#### [Recorded information]
-- Begin --

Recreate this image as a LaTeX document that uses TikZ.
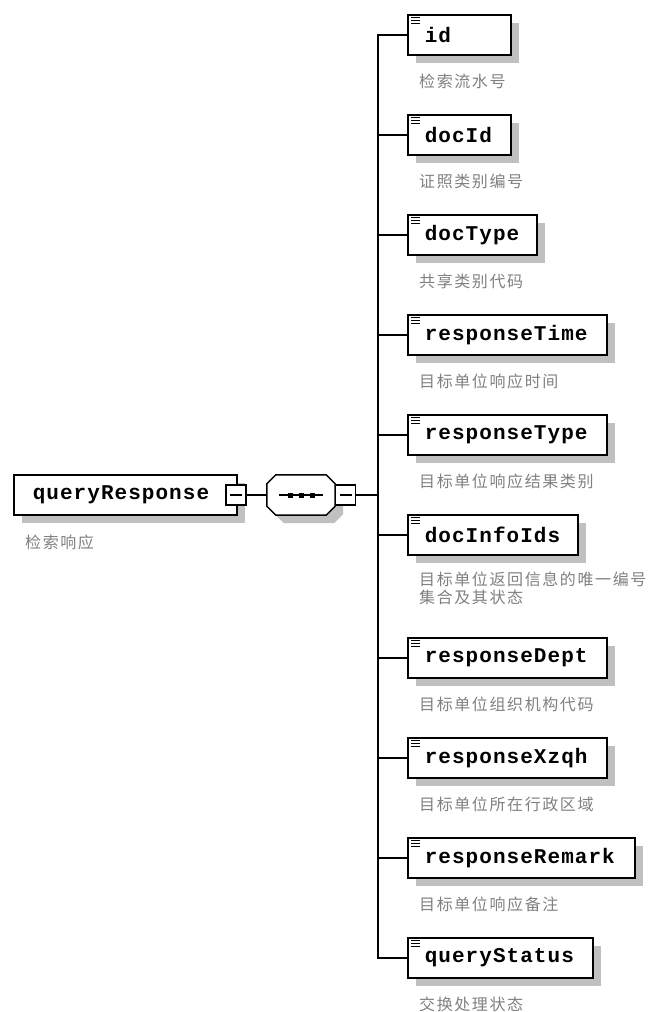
\documentclass[tikz,border=0pt]{standalone}
\usepackage{fontspec}
\usetikzlibrary{shadows,calc}
\newfontfamily\elemfont[LetterSpace=5]{Liberation Mono}
\newfontfamily\cjk[LetterSpace=10]{Noto Sans CJK SC}
\definecolor{shadowc}{HTML}{C0C0C0}
\definecolor{descc}{HTML}{808080}
\begin{document}
\begin{tikzpicture}[x=1pt,y=-1pt,
  conn/.style={line width=1.5pt, line join=miter},
  elem/.style={draw, line width=1.5pt, fill=white, anchor=west,
    drop shadow={shadow xshift=8pt,shadow yshift=-8pt,fill=shadowc,opacity=1},
    minimum height=40pt, inner xsep=0pt, inner ysep=0pt, align=left,
    font=\elemfont\bfseries\fontsize{21}{24}\selectfont},
  desc/.style={anchor=west, inner sep=0pt, align=left, text=descc,
    font=\cjk\fontsize{16}{19}\selectfont},
  icon/.style={line width=1pt},
  minusbox/.style={draw, line width=1.5pt, fill=white, minimum size=20pt, inner sep=0pt},
  seqbox/.style={minimum width=68pt, minimum height=40pt, inner sep=0pt}]
\useasboundingbox (0,0) rectangle (652,1012);
\newcommand\xicon[1]{%
  \foreach \dy in {3.5,6.5,9.5}
    \draw[icon] ($(#1.north west)+(4,\dy)$) -- ($(#1.north west)+(13,\dy)$);}
\newcommand\xelem[5]{%
  \node[elem, text width=#3pt] (#1) at (407,#2) {\hspace*{17pt}#4};
  \xicon{#1}
  \node[desc] (#1d) at (419,#2+46) {#5};
}
\newcommand\xoct{($(seq.north west)+(0,9)$) -- ($(seq.north west)+(9,0)$)
  -- ($(seq.north east)+(-9,0)$) -- ($(seq.north east)+(0,9)$)
  -- ($(seq.south east)+(0,-9)$) -- ($(seq.south east)+(-9,0)$)
  -- ($(seq.south west)+(9,0)$) -- ($(seq.south west)+(0,-9)$) -- cycle}
% root
\node[elem, text width=223pt] (root) at (13,495) {\hspace*{19pt}queryResponse};
\node[desc] (rootd) at (25,542) {检索响应};
\node[minusbox] (rminus) at (236,495) {};
\draw[conn] ($(rminus.center)+(-6,0)$) -- ($(rminus.center)+(6,0)$);
% sequence (octagon)
\node[seqbox] (seq) at (301,495) {};
\fill[shadowc, transform canvas={shift={(8pt,-8pt)}}] \xoct;
\draw[line width=1.5pt, fill=white] \xoct;
\node[minusbox] (sminus) at (345.5,495) {};
\draw[conn] ($(sminus.center)+(-6,0)$) -- ($(sminus.center)+(6,0)$);
\draw[conn] ($(seq.center)+(-22,0)$) -- ($(seq.center)+(22,0)$);
\foreach \dx in {-11,0,11}
  \fill ($(seq.center)+(\dx-2.5,-2.5)$) rectangle ($(seq.center)+(\dx+2.5,2.5)$);
\draw[conn] (rminus.east) -- (seq.west);
% children
\xelem{c1}{35}{103}{id}{检索流水号}
\xelem{c2}{135}{103}{docId}{证照类别编号}
\xelem{c3}{235}{129}{docType}{共享类别代码}
\xelem{c4}{335}{199}{responseTime}{目标单位响应时间}
\xelem{c5}{435}{199}{responseType}{目标单位响应结果类别}
\node[elem, text width=170pt] (c6) at (407,535) {\hspace*{17pt}docInfoIds};
\xicon{c6}
\node[desc, anchor=north west] (c6d) at (419,572) {目标单位返回信息的唯一编号\\[-1pt]集合及其状态};
\xelem{c7}{658}{199}{responseDept}{目标单位组织机构代码}
\xelem{c8}{758}{199}{responseXzqh}{目标单位所在行政区域}
\xelem{c9}{858}{227}{responseRemark}{目标单位响应备注}
\xelem{c10}{958}{185}{queryStatus}{交换处理状态}
% spine
\coordinate (spx) at (378,495);
\draw[conn] (sminus.east) -- (spx);
\draw[conn] (c1.west) -- (spx |- c1.west) -- (spx |- c10.west) -- (c10.west);
\foreach \c in {c2,c3,c4,c5,c6,c7,c8,c9}
  \draw[conn] (spx |- \c.west) -- (\c.west);
\end{tikzpicture}
\end{document}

-- End --

#### [Stated exercise]
Retype each line of the listing above word for word. Exclude the pictures.

#### [Result for this exercise]
Recreate this image as a LaTeX document that uses TikZ.
\documentclass[tikz,border=0pt]{standalone}
\usepackage{fontspec}
\usetikzlibrary{shadows,calc}
\newfontfamily\elemfont[LetterSpace=5]{Liberation Mono}
\newfontfamily\cjk[LetterSpace=10]{Noto Sans CJK SC}
\definecolor{shadowc}{HTML}{C0C0C0}
\definecolor{descc}{HTML}{808080}
\begin{document}
\begin{tikzpicture}[x=1pt,y=-1pt,
  conn/.style={line width=1.5pt, line join=miter},
  elem/.style={draw, line width=1.5pt, fill=white, anchor=west,
    drop shadow={shadow xshift=8pt,shadow yshift=-8pt,fill=shadowc,opacity=1},
    minimum height=40pt, inner xsep=0pt, inner ysep=0pt, align=left,
    font=\elemfont\bfseries\fontsize{21}{24}\selectfont},
  desc/.style={anchor=west, inner sep=0pt, align=left, text=descc,
    font=\cjk\fontsize{16}{19}\selectfont},
  icon/.style={line width=1pt},
  minusbox/.style={draw, line width=1.5pt, fill=white, minimum size=20pt, inner sep=0pt},
  seqbox/.style={minimum width=68pt, minimum height=40pt, inner sep=0pt}]
\useasboundingbox (0,0) rectangle (652,1012);
\newcommand\xicon[1]{%
  \foreach \dy in {3.5,6.5,9.5}
    \draw[icon] ($(#1.north west)+(4,\dy)$) -- ($(#1.north west)+(13,\dy)$);}
\newcommand\xelem[5]{%
  \node[elem, text width=#3pt] (#1) at (407,#2) {\hspace*{17pt}#4};
  \xicon{#1}
  \node[desc] (#1d) at (419,#2+46) {#5};
}
\newcommand\xoct{($(seq.north west)+(0,9)$) -- ($(seq.north west)+(9,0)$)
  -- ($(seq.north east)+(-9,0)$) -- ($(seq.north east)+(0,9)$)
  -- ($(seq.south east)+(0,-9)$) -- ($(seq.south east)+(-9,0)$)
  -- ($(seq.south west)+(9,0)$) -- ($(seq.south west)+(0,-9)$) -- cycle}
% root
\node[elem, text width=223pt] (root) at (13,495) {\hspace*{19pt}queryResponse};
\node[desc] (rootd) at (25,542) {检索响应};
\node[minusbox] (rminus) at (236,495) {};
\draw[conn] ($(rminus.center)+(-6,0)$) -- ($(rminus.center)+(6,0)$);
% sequence (octagon)
\node[seqbox] (seq) at (301,495) {};
\fill[shadowc, transform canvas={shift={(8pt,-8pt)}}] \xoct;
\draw[line width=1.5pt, fill=white] \xoct;
\node[minusbox] (sminus) at (345.5,495) {};
\draw[conn] ($(sminus.center)+(-6,0)$) -- ($(sminus.center)+(6,0)$);
\draw[conn] ($(seq.center)+(-22,0)$) -- ($(seq.center)+(22,0)$);
\foreach \dx in {-11,0,11}
  \fill ($(seq.center)+(\dx-2.5,-2.5)$) rectangle ($(seq.center)+(\dx+2.5,2.5)$);
\draw[conn] (rminus.east) -- (seq.west);
% children
\xelem{c1}{35}{103}{id}{检索流水号}
\xelem{c2}{135}{103}{docId}{证照类别编号}
\xelem{c3}{235}{129}{docType}{共享类别代码}
\xelem{c4}{335}{199}{responseTime}{目标单位响应时间}
\xelem{c5}{435}{199}{responseType}{目标单位响应结果类别}
\node[elem, text width=170pt] (c6) at (407,535) {\hspace*{17pt}docInfoIds};
\xicon{c6}
\node[desc, anchor=north west] (c6d) at (419,572) {目标单位返回信息的唯一编号\\[-1pt]集合及其状态};
\xelem{c7}{658}{199}{responseDept}{目标单位组织机构代码}
\xelem{c8}{758}{199}{responseXzqh}{目标单位所在行政区域}
\xelem{c9}{858}{227}{responseRemark}{目标单位响应备注}
\xelem{c10}{958}{185}{queryStatus}{交换处理状态}
% spine
\coordinate (spx) at (378,495);
\draw[conn] (sminus.east) -- (spx);
\draw[conn] (c1.west) -- (spx |- c1.west) -- (spx |- c10.west) -- (c10.west);
\foreach \c in {c2,c3,c4,c5,c6,c7,c8,c9}
  \draw[conn] (spx |- \c.west) -- (\c.west);
\end{tikzpicture}
\end{document}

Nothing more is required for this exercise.